When Nicole invited me to contribute a couple thoughts leading up to un/defined, I began to think about my limitations. If I’m going to explore the limitless possibilities of God’s greater calling on my life, I have to take a transparent look at my own weaknesses.
Sara Groves wrote her song Finite as a direct response to Chaka Khan’s hit, I’m Every Woman. While most of us don’t believe we actually possess everything within ourselves, we at least try to hint at all points along the spectrum of “successful” womanhood, taking on guilt as we are met with increasing limitations.
Several years ago, when I began the work of developing healthy boundaries, the hardest questions I had to answer were related to what fell outside of me – what wasn’t in my control…what wasn’t I naturally good at….what wasn’t I equipped for…what wasn’t mine to fix…those questions pointed to my weaknesses and left me uncomfortable.
The process of acceptance freed me from the pressure to make my story look like the stories of other women. It meant grace and deep gratitude. This isn’t a new idea though. Many world religions are filled with similar philosophies. If we stop here, we are missing the bigger picture of God’s grace and purpose. When we can acknowledge our weaknesses, we stop trying to fill them by our own abilities and start letting God meet us there, bringing with Him a power we never imagined possible.
Throughout the Old and New Testament, we find that God is not concerned with what we can or cannot do. He has a tendency to walk right into the spaces we feel most inadequate and write beautiful narratives using the margins in which we feel unqualified. He certainly works through our gifts, but He also works through our brokenness. In the places we didn’t believe could be used, the parts of our stories we didn’t believe could to be redeemed, He pens incredible messages of hope. He’s the Master of that.
When Moses stood before the burning bush and heard the calling God had for him, he knew it was going to require the use of skills he did not possess. He immediately responded with, “Who am I?” The LORD’s response was simple – “I will be with you.” Over the next 26 verses, Moses questioned God’s choosing him four times. When he cited his inability to speak eloquently, God responded with, “Who has made man’s mouth? Or who makes him mute or deaf, or seeing or blind? Is it not I, the Lord? Now then go, and I, even I, will be with your mouth, and teach you what you are to say.”

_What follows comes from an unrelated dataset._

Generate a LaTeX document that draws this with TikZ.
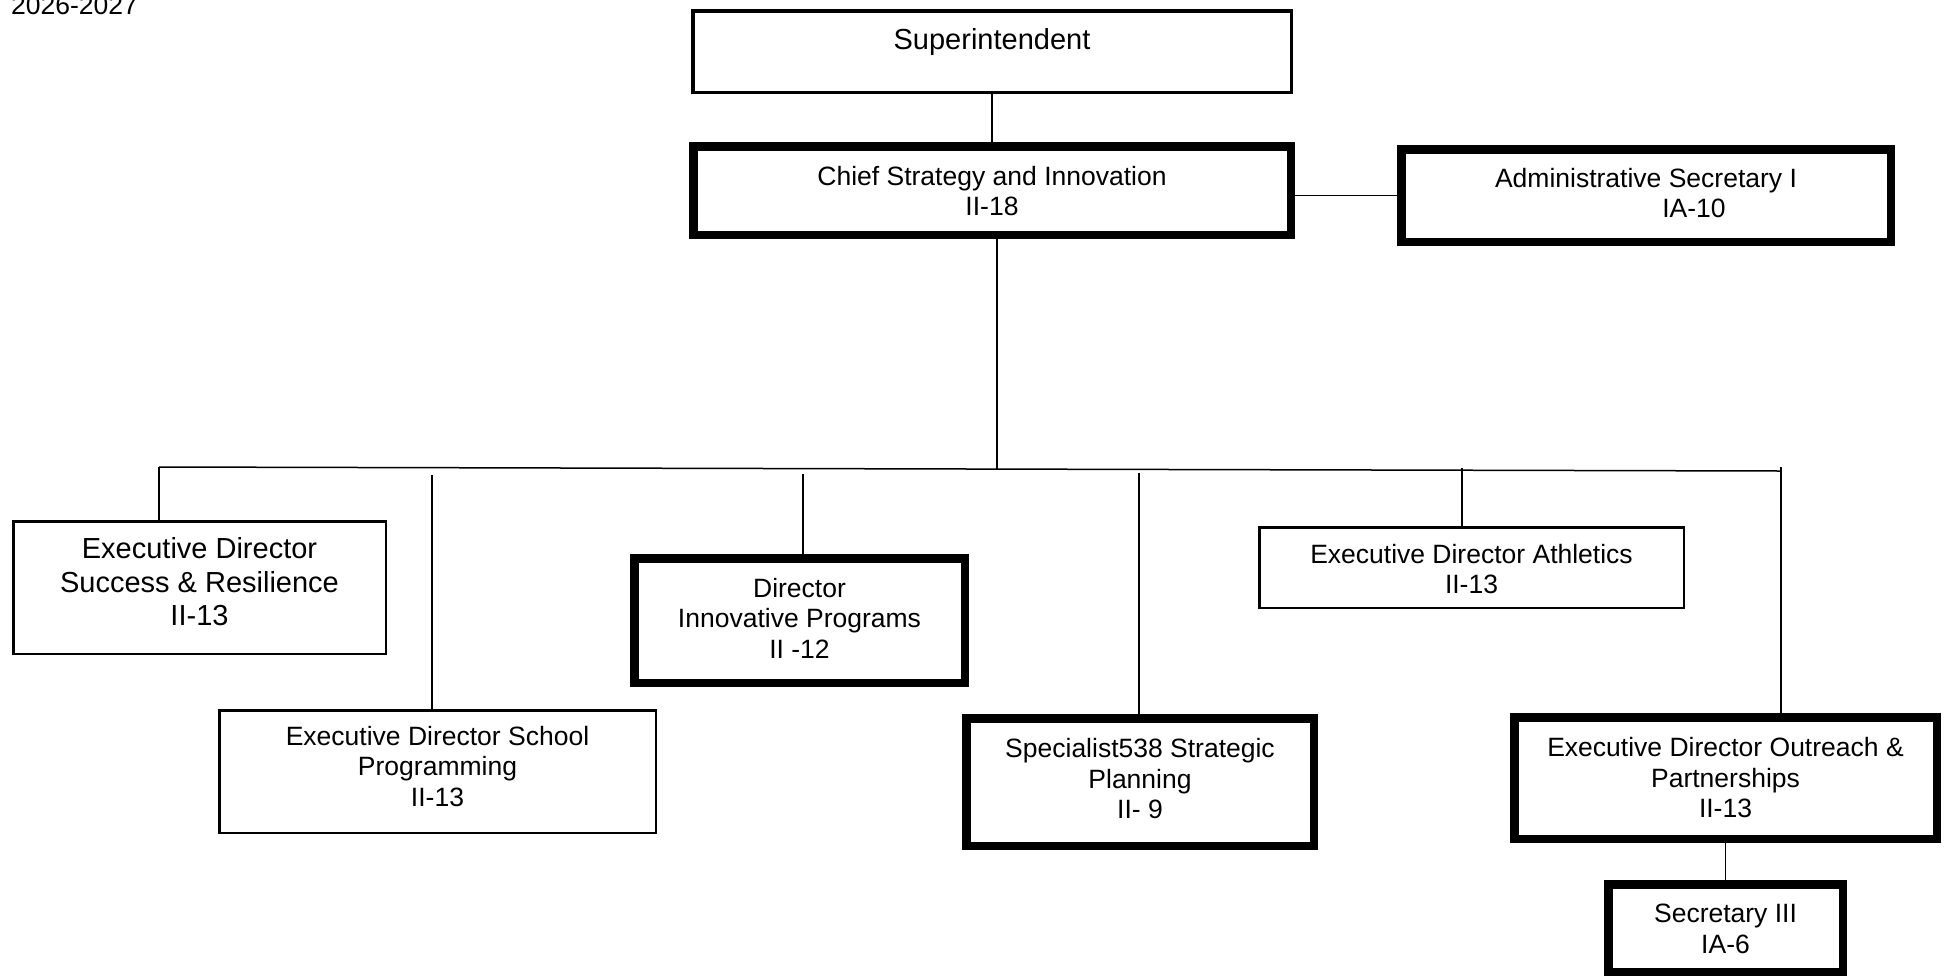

God wasn’t concerned with Moses’ limitations, because at the end of the day, it wasn’t going to be about Moses. It was about the power of a great God determined to rescue His people. From what we read, between the time Moses left this conversation to the moment they came out on the other side of the Red Sea, his faith in God’s ability to overcome his personal weaknesses was unwavering. When doubts and fears resurfaced, God once again reassured him that His presence was all he needed (Exodus 33:12-14). Accepting our limitations frees us from the pressure that tells us we are not enough and calls us into life through the grace that promises He makes us more than enough. Paul didn’t simply acknowledge his weaknesses. He rejoiced in them because they highlighted God’s strength (1 Corinthians 2:3; 12:8-10).
Let us rejoice in the ways we are the unqualified underdogs, because God has done some unbelievable things through the underdogs. We are finite woman worshiping an infinite God. Releasing ourselves from the pressure of perceived perfection allows us to rest in the freedom of knowing God’s strength is made perfect in our weakness. When we begin here, transparent in our mess and clinging to faith in His grace, I believe we will be amazed by the powerful stories He has to tell. And with each new chapter, we will not say, “I can do everything on my own,” rather we will know, “God is so very good.”